I need to say that I often wondered how a Muslim would respond to the novel. I can imagine that the experience of imagined history might be more jarring closer to home: a history, for instance, of a Mormon country in Western North America. This would be a good time to note that the novel's copyright is 2002 - a stitch in time as it were. I'd be curious to know how much of the text was completed before an early autumn day in 2001... Robinson's discussions seem respectful to me - he isn't arguing specific cosmology, but the ways in which people respond to divinity, to the sacred. The complaints raised by some of his characters are well-heeled in modernity, and at the same time his fondness for Sufism is again apparent (see his Mars Trilogy). Buddhism gets a more cursory treatment - Chan and Theravada are largely unmentioned. Hinduism is similarly glanced off. The Dao is set up as Islam's primary counterpoint, which works well in the text. One other thought: I need to state that I enjoyed the text, just like I enjoyed Mansfield Park, but I guiltily cringe knowing that Edward Said would have had a field day with this novel. Us Westerners: always tempted by that scimitar's edge of Orientalism.

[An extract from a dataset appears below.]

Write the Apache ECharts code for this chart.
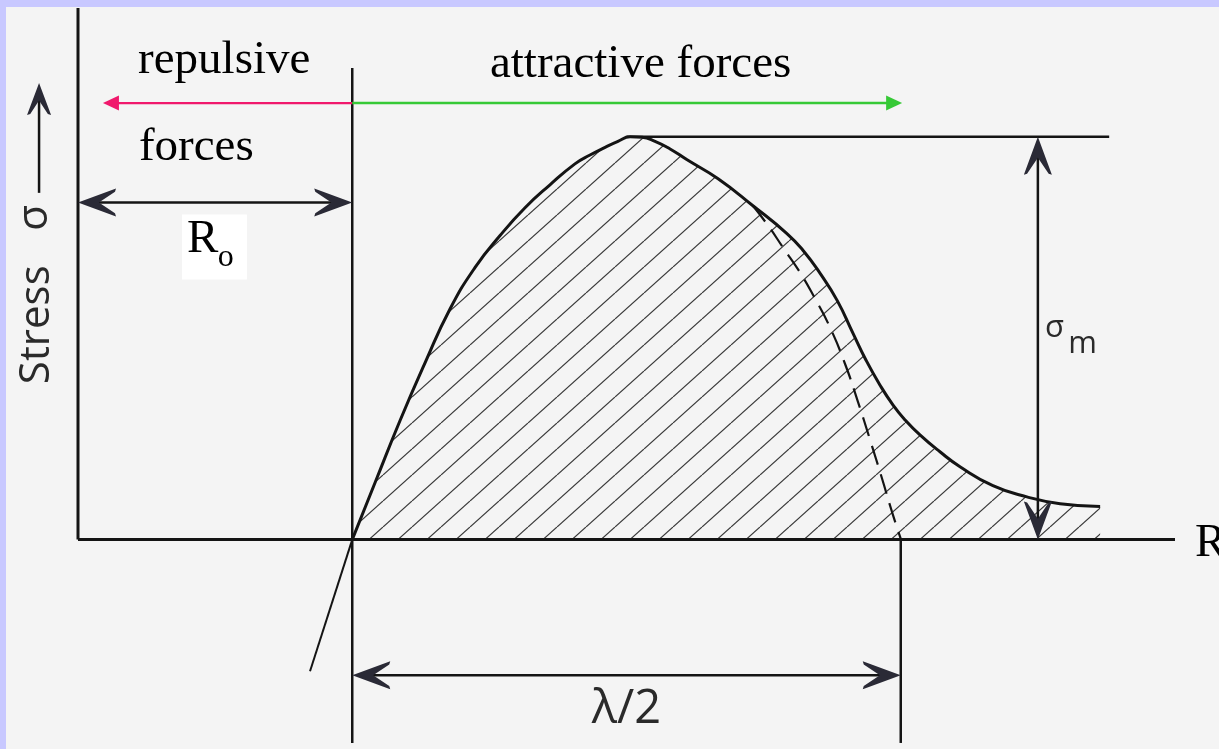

I did enjoy The Years of Rice and Salt. It's not a light read, though it makes for compelling reading. I had few complaints. The reincarnation device made me interrogate my own ideas about the afterlife, the purpose of mortality: which seems to me part of the purpose of the text. What do we believe, and why? If you have good answers to these questions, you might find your own beliefs and hopes enriched through them contrapuntal harmonies... Robinson has created another beautiful thing.
Final Grade: A/A+
Re-read? once more through the Bardo... yes.